Barfi!
 
    

Director: Anurag Basu
Year:  2012
Music: Pritam
Duration: 151 minutes
Rating: 8.0

Last year I watched one of director Anurag Basu's other films - Jagga Jasoos (2017) - and it bowled me over with how visually clever it was. But I had also seen his film Gangster from 2006 and though it was decent enough it had none of the surreal magic of Jagga Jasoos. So I went into this hoping for more Jagga and less Gangster - and I got it. I am not sure where along the line Basu found the secret elixir, but Barfi is an astonishingly original, inventive film that immerses you in pure cinema. I love his eye for the screen. Every frame has a purpose and is so well thought out - the colors, the camera angle, the activity in the background - that you can just sit back and allow it to wash over you. It feels like the one director who may have influenced him since Gangster was Wes Anderson in his style and droll absurdity. And like Anderson he can be accused at times of being a bit precious, a bit too quirky, too in love with his imagery and his kookiness but he is part of a changing Bollywood - in a good way. Oh, and much of this film takes place in Darjeeling.




It is above all a love story. A unique one that on paper sounds like Movie of the Week material but it is infused with so much empathy, emotion and good fun that it escapes the bounds of its story. The love story takes you in one direction and then half way through flips it around and then circles back. There are gut punches along the way. There is some very funny stuff along the way as well. With fine performances from everyone but especially from the three main actors. Ranbir Kapoor of the Kapoor family though I forget from which lineage - he also starred in Jagga Jasoos - and is amazingly gifted here; the lovely Priyanka Chopra as you have never seen her and newcomer to Bollywood after a few Telugu and Tamil films, Ileana D'Cruz of Portuguese heritage and an absolute knock-out. The kind you take home to mom and dad.

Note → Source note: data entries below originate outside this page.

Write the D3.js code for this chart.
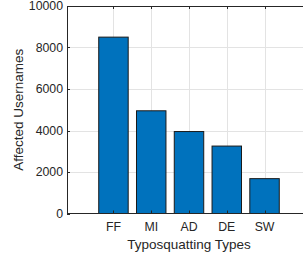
<!DOCTYPE html>
<html>
<head>
<meta charset="utf-8">
<script src="https://cdn.jsdelivr.net/npm/d3@7"></script>
<style>
  body { margin: 0; background: #fff; }
  svg { display: block; font-family: "Liberation Sans", Arial, sans-serif; }
</style>
</head>
<body>
<div class="chart"></div>
<script>
const width = 303;
const height = 258;

const categories = ["FF", "MI", "AD", "DE", "SW"];
const values = [8500, 4950, 3950, 3250, 1680];
const yTicks = [0, 2000, 4000, 6000, 8000, 10000];

const margin = { left: 67, top: 6, bottom: 45 };
const plotBottom = height - margin.bottom + 0.5;

const svg = d3
  .select(".chart")
  .append("svg")
  .attr("width", width)
  .attr("height", height);

// x positions like matlab: category i sits at i+1
const x = d3.scaleLinear().domain([-0.23, 6.23]).range([margin.left, 311]);
const y = d3.scaleLinear().domain([0, 10000]).range([plotBottom, margin.top]);

const axisColor = "#262626";
const gridColor = "#e3e3e3";

// grid
svg
  .append("g")
  .selectAll("line")
  .data(yTicks.slice(1, -1))
  .enter()
  .append("line")
  .attr("x1", margin.left)
  .attr("x2", width)
  .attr("y1", (d) => Math.round(y(d)) + 0.5)
  .attr("y2", (d) => Math.round(y(d)) + 0.5)
  .attr("stroke", gridColor);

svg
  .append("g")
  .selectAll("line")
  .data(categories)
  .enter()
  .append("line")
  .attr("x1", (d, i) => Math.round(x(i + 1)) + 0.5)
  .attr("x2", (d, i) => Math.round(x(i + 1)) + 0.5)
  .attr("y1", margin.top)
  .attr("y2", plotBottom)
  .attr("stroke", gridColor);

// bars
const barW = (x(1) - x(0)) * 0.78;
svg
  .append("g")
  .selectAll("rect")
  .data(values)
  .enter()
  .append("rect")
  .attr("x", (d, i) => x(i + 1) - barW / 2)
  .attr("width", barW)
  .attr("y", (d) => y(d))
  .attr("height", (d) => y(0) - y(d))
  .attr("fill", "#0072BD")
  .attr("stroke", "#1a1a1a")
  .attr("stroke-width", 1);

// axes lines
svg
  .append("line")
  .attr("x1", margin.left + 0.5)
  .attr("x2", margin.left + 0.5)
  .attr("y1", margin.top)
  .attr("y2", plotBottom)
  .attr("stroke", axisColor);
svg
  .append("line")
  .attr("x1", margin.left)
  .attr("x2", width)
  .attr("y1", plotBottom)
  .attr("y2", plotBottom)
  .attr("stroke", axisColor);
svg
  .append("line")
  .attr("x1", margin.left)
  .attr("x2", width)
  .attr("y1", margin.top + 0.5)
  .attr("y2", margin.top + 0.5)
  .attr("stroke", axisColor);

// ticks, inward like matlab
categories.forEach((c, i) => {
  const xp = Math.round(x(i + 1)) + 0.5;
  svg.append("line").attr("x1", xp).attr("x2", xp)
    .attr("y1", plotBottom).attr("y2", plotBottom - 3).attr("stroke", axisColor);
  svg.append("line").attr("x1", xp).attr("x2", xp)
    .attr("y1", margin.top).attr("y2", margin.top + 3).attr("stroke", axisColor);
});
yTicks.forEach((t) => {
  const yp = Math.round(y(t)) + 0.5;
  svg.append("line").attr("x1", margin.left).attr("x2", margin.left + 3)
    .attr("y1", yp).attr("y2", yp).attr("stroke", axisColor);
});

// tick labels
svg
  .append("g")
  .selectAll("text")
  .data(yTicks)
  .enter()
  .append("text")
  .attr("x", margin.left - 4)
  .attr("y", (d) => y(d))
  .attr("dy", "0.36em")
  .attr("text-anchor", "end")
  .attr("font-size", "12.3px")
  .attr("fill", axisColor)
  .text((d) => d);

svg
  .append("g")
  .selectAll("text")
  .data(categories)
  .enter()
  .append("text")
  .attr("x", (d, i) => x(i + 1))
  .attr("y", 230.5)
  .attr("text-anchor", "middle")
  .attr("font-size", "12.3px")
  .attr("fill", axisColor)
  .text((d) => d);

// axis titles
svg
  .append("text")
  .attr("x", x(3))
  .attr("y", 249)
  .attr("text-anchor", "middle")
  .attr("font-size", "13.5px")
  .attr("fill", axisColor)
  .text("Typosquatting Types");

svg
  .append("text")
  .attr("transform", `translate(22.5, ${(margin.top + plotBottom) / 2}) rotate(-90)`)
  .attr("text-anchor", "middle")
  .attr("font-size", "13.5px")
  .attr("fill", axisColor)
  .text("Affected Usernames");
</script>
</body>
</html>
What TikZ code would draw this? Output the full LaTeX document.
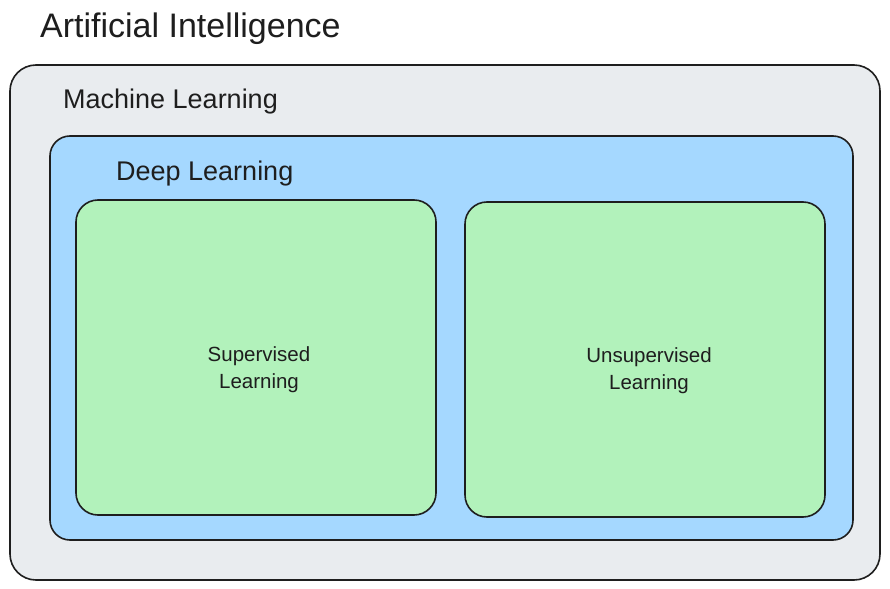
\documentclass[tikz,border=0pt]{standalone}
\usepackage{fontspec}
\setmainfont{Liberation Sans}
\definecolor{ink}{HTML}{1E1E1E}
\definecolor{aigray}{HTML}{E9ECEF}
\definecolor{dlblue}{HTML}{A5D8FF}
\definecolor{slgreen}{HTML}{B2F2BB}
\begin{document}
\begin{tikzpicture}[x=1pt,y=-1pt,
  box/.style={draw=ink,line width=1.6pt,rectangle,inner sep=0pt},
  lbl/.style={text=ink,inner sep=0pt,anchor=base west},
  inner/.style={text=ink,inner sep=0pt,align=center,font=\fontsize{20.5}{27}\selectfont}]
\useasboundingbox (0,0) rectangle (890,588);
\fill[white] (0,0) rectangle (890,588);
\node[box,fill=aigray,rounded corners=26pt,minimum width=870pt,minimum height=515pt] (ml) at (445,322.5) {};
\node[box,fill=dlblue,rounded corners=20pt,minimum width=803pt,minimum height=404pt] (dl) at (451.5,338) {};
\node[box,fill=slgreen,rounded corners=22pt,minimum width=360pt,minimum height=315pt] (sl) at (256,357.5) {};
\node[box,fill=slgreen,rounded corners=22pt,minimum width=360pt,minimum height=315pt] (ul) at (645,359.5) {};
\node[lbl,font=\fontsize{34}{40}\selectfont] (ai) at (40,38) {Artificial Intelligence};
\node[lbl,font=\fontsize{27}{32}\selectfont] (mlt) at (63,109) {Machine Learning};
\node[lbl,font=\fontsize{27}{32}\selectfont] (dlt) at (116,180) {Deep Learning};
\node[inner] (slt) at (259,370) {Supervised\\Learning};
\node[inner] (ult) at (649,371) {Unsupervised\\Learning};
\end{tikzpicture}
\end{document}
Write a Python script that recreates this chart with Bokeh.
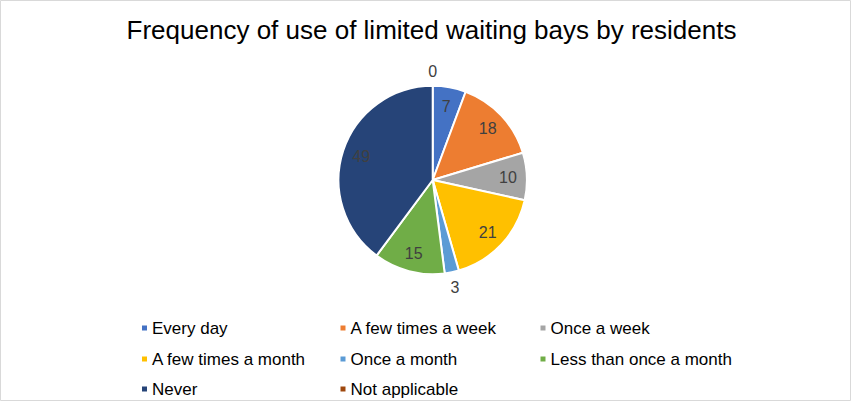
import math
from bokeh.plotting import figure
from bokeh.models import Range1d, ColumnDataSource
from bokeh.core.properties import value
from bokeh.embed import file_html
from bokeh.resources import INLINE

title = "Frequency of use of limited waiting bays by residents"
categories = ["Every day", "A few times a week", "Once a week", "A few times a month",
              "Once a month", "Less than once a month", "Never", "Not applicable"]
counts = [7, 18, 10, 21, 3, 15, 49, 0]
colors = ["#4472C4", "#ED7D31", "#A5A5A5", "#FFC000", "#5B9BD5", "#70AD47", "#264478", "#9E480E"]

W, H = 851, 401
p = figure(width=W, height=H, output_backend="svg", toolbar_location=None,
           x_range=Range1d(0, W), y_range=Range1d(0, H), min_border=0)
p.axis.visible = False
p.grid.visible = False
p.outline_line_color = "#d9d9d9"
p.background_fill_color = "white"

def X(px):
    return px - 8

def Y(py):
    return H + 8 - py

font = value("Liberation Sans")

# pie
cx, cy, R = X(440.2), Y(187.5), 94.2
total = float(sum(counts))
starts, ends, wcol, lx, ly, ltxt = [], [], [], [], [], []
cum = 0.0
for v, c in zip(counts, colors):
    a0 = math.pi / 2 - cum / total * 2 * math.pi
    cum += v
    a1 = math.pi / 2 - cum / total * 2 * math.pi
    if v > 0:
        starts.append(a1)
        ends.append(a0)
        wcol.append(c)
    mid = (a0 + a1) / 2
    rr = R * 0.80 if v / total > 0.04 else R * 1.16
    lx.append(cx + rr * math.cos(mid))
    ly.append(cy + rr * math.sin(mid))
    ltxt.append(str(v))

src = ColumnDataSource(dict(start=starts, end=ends, color=wcol))
p.wedge(x=cx, y=cy, radius=R, start_angle="start", end_angle="end",
        fill_color="color", line_color="white", line_width=2, source=src)

lab_colors = ["#404040"] * len(counts)
p.text(x=lx, y=ly, text=ltxt, text_color=lab_colors, text_font=font,
       text_font_size="16px", text_align="center", text_baseline="middle")

# title
p.text(x=[X(439)], y=[Y(37.5)], text=[title], text_font=font, text_font_size="26px",
       text_color="#000000", text_align="center", text_baseline="middle")

# legend
col_x = [159.5, 358, 558]
row_y = [335.5, 366.5, 396.5]
mx, my, tx, ty = [], [], [], []
for i, c in enumerate(categories):
    r, k = divmod(i, 3)
    mx.append(X(col_x[k] - 7.5))
    my.append(Y(row_y[r]))
    tx.append(X(col_x[k]))
    ty.append(Y(row_y[r]))
p.rect(x=mx, y=my, width=5, height=5, fill_color=colors, line_color=None)
p.text(x=tx, y=ty, text=categories, text_font=font, text_font_size="17px",
       text_color="#000000", text_align="left", text_baseline="middle")

open("out.html", "w").write(file_html(p, INLINE))
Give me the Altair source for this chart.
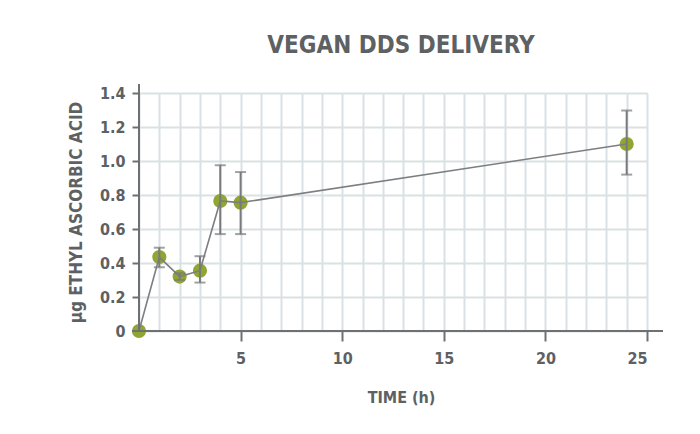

It begins in the current day - Shruti (Ileana) gets a phone call in Kolkata that her long time friend Barfi (Kapoor) is dying. On her journey to Darjeeling her memories pour in beginning in 1974 when she went to visit her family on the train. She was engaged at the time though not really in love to a well-off son of a good family. As the train nears the station a man on a bicycle looks in the window and falls in love. Until he does a header. But he collects himself and runs to the station and tells her that he loves her. In the only way he can. Through pantomime. Barfi is deaf and mute. And the film takes on two personalities with a silent film being played within a sound one. Barfi is at times part Chaplin and part Raj Kapoor. For the entire film Kapoor has to act out his feelings and often does little Chaplin routines. City Lights in a modern world of sound and ravishing color.



In another thread the story turns to Jhilmil (Priyanka) an autistic as described in the film - but one in which she is as much a child as anything - helpless, tortured, jailed in her own body, unable to communicate. Barfi knew her when they were both children and was able to get her to smile with his antics. He still can. A very tentative smile, almost ashamed of itself. Not to get into this too much but their lives cross when his father needs a kidney operation, she is kidnapped, Barfi hears about this and asks for a ransom to pay the hospital bill, another ransom is asked for, Barfi gets accused of kidnapping, finds the girl and they go on the run together across India.




The country they traverse is stunning as is Darjeeling with its incredible crisscross of streets, hills and fields. There are two wonderful chase scenes with the police after Barfi - one in Kolkata and one in Darjeeling - that are so clever and inspired by the comedy of the silent era. But underneath all the activity, all the beauty is a layer of sadness - hearts are broken, death is a constant, Jhilmil is what she is, Barfi will always be deaf and mute, Shruti never finds what she wants - and yet as corny as it sounds love is what people can desperately hang on to in order to survive. A lovely film and ultimately very moving.